Temporary Difference
A difference between the tax basis of an asset or liability computed pursuant to the requirements in Subtopic 740-10 for tax positions, and its reported amount in the financial statements that will result in taxable or deductible amounts in future years when the reported amount of the asset or liability is recovered or settled, respectively. Paragraph 740-10-25-20 cites examples of temporary differences. Some temporary differences cannot be identified with a particular asset or liability for financial reporting (see paragraphs 740-10-05-10 and 740-10-25-24 through 25-25), but those temporary differences do meet both of the following conditions:
  1. Result from events that have been recognized in the financial statements
  2. Will result in taxable or deductible amounts in future years based on provisions of the tax law.
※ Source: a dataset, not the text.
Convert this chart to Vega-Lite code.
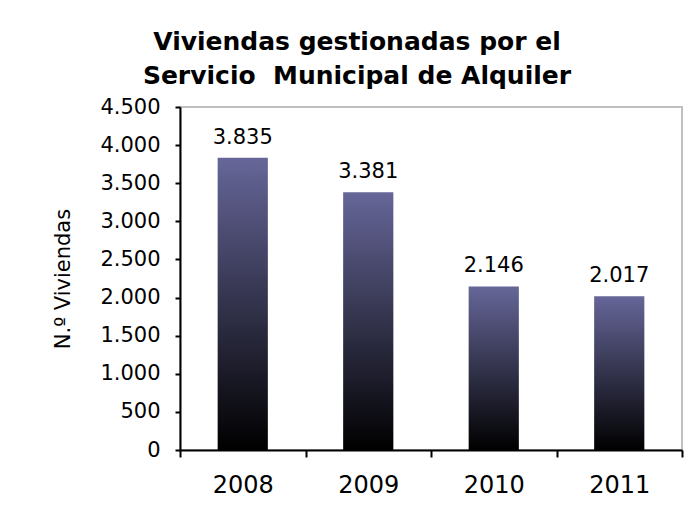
{
  "$schema": "https://vega.github.io/schema/vega-lite/v6.json",
  "width": 502,
  "height": 343,
  "autosize": "none",
  "padding": {"left": 180, "top": 107, "right": 18, "bottom": 72},
  "background": "white",
  "config": {
    "locale": {"number": {"decimal": ",", "thousands": ".", "grouping": [3], "currency": ["", " €"]}},
    "view": {"stroke": "#c0c0c0", "strokeWidth": 2},
    "font": "DejaVu Sans"
  },
  "title": {
    "text": ["Viviendas gestionadas por el", "Servicio \u00a0Municipal de Alquiler"],
    "font": "DejaVu Sans",
    "fontSize": 25,
    "fontWeight": "bold",
    "color": "black",
    "lineHeight": 34,
    "anchor": "middle",
    "frame": "group",
    "dx": -74,
    "offset": 7
  },
  "data": {
    "values": [
      {"year": "2008", "viviendas": 3835},
      {"year": "2009", "viviendas": 3381},
      {"year": "2010", "viviendas": 2146},
      {"year": "2011", "viviendas": 2017}
    ]
  },
  "encoding": {
    "x": {
      "field": "year",
      "type": "nominal",
      "scale": {"paddingInner": 0, "paddingOuter": 0},
      "axis": {
        "title": null,
        "labelAngle": 0,
        "labelFontSize": 24,
        "labelColor": "black",
        "labelPadding": 16,
        "tickSize": 7,
        "tickWidth": 2,
        "tickColor": "black",
        "tickBand": "extent",
        "domainColor": "black",
        "domainWidth": 2
      }
    },
    "y": {
      "field": "viviendas",
      "type": "quantitative",
      "scale": {"domain": [0, 4500], "nice": false},
      "axis": {
        "title": "N.º Viviendas",
        "titleFontSize": 21,
        "titleFontWeight": "normal",
        "titleColor": "black",
        "titlePadding": 26,
        "labelFontSize": 21,
        "labelColor": "black",
        "labelPadding": 15,
        "tickSize": 5,
        "tickWidth": 2,
        "tickColor": "black",
        "domainColor": "black",
        "domainWidth": 2,
        "grid": false,
        "values": [0, 500, 1000, 1500, 2000, 2500, 3000, 3500, 4000, 4500],
        "format": ",d"
      }
    }
  },
  "layer": [
    {
      "mark": {
        "type": "bar",
        "width": {"band": 0.4},
        "color": {
          "gradient": "linear",
          "x1": 0, "y1": 1, "x2": 0, "y2": 0,
          "stops": [
            {"offset": 0, "color": "#000000"},
            {"offset": 1, "color": "#666699"}
          ]
        }
      }
    },
    {
      "mark": {"type": "text", "baseline": "alphabetic", "dy": -14, "fontSize": 21, "color": "black", "font": "DejaVu Sans"},
      "encoding": {"text": {"field": "viviendas", "type": "quantitative", "format": ",d"}}
    }
  ]
}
Some events recognized in financial statements do not have tax consequences. Certain revenues are exempt from taxation and certain expenses are not deductible. Events that do not have tax consequences do not give rise to temporary differences.
Tentative Minimum Tax
An intermediate calculation used in the determination of a corporation’s federal income tax liability under the alternative minimum tax system in the United States. See Alternative Minimum Tax.
Time Value
The portion of the fair value of an option that exceeds its intrinsic value. For example, a call option with an exercise price of $20 on a stock whose current market price is $25 has intrinsic value of $5. If the fair value of that option is $7, the time value of the option is $2 ($7 – $5).
Transaction Gain or Loss
Transaction gains or losses result from a change in exchange rates between the functional currency and the currency in which a foreign currency transaction is denominated. They represent an increase or decrease in both of the following:
  1. The actual functional currency cash flows realized upon settlement of foreign currency transactions
  2. The expected functional currency cash flows on unsettled foreign currency transactions.
Translation Adjustments
Translation adjustments result from the process of translating financial statements from the entity’s functional currency into the reporting currency.
Underlying Asset
An asset that is the subject of a lease for which a right to use that asset has been conveyed to a lessee. The underlying asset could be a physically distinct portion of a single asset.
Unrecognized Tax Benefit
The difference between a tax position taken or expected to be taken in a tax return and the benefit recognized and measured pursuant to Subtopic 740-10.
Unusual Nature
The underlying event or transaction should possess a high degree of abnormality and be of a type clearly unrelated to, or only incidentally related to, the ordinary and typical activities of the entity, taking into account the environment in which the entity operates (see paragraph 220-20-60-1).
Valuation Allowance
The portion of a deferred tax asset for which it is more likely than not that a tax benefit will not be realized.
Variable Interest Entity
A legal entity subject to consolidation according to the provisions of the Variable Interest Entities Subsections of Subtopic 810-10.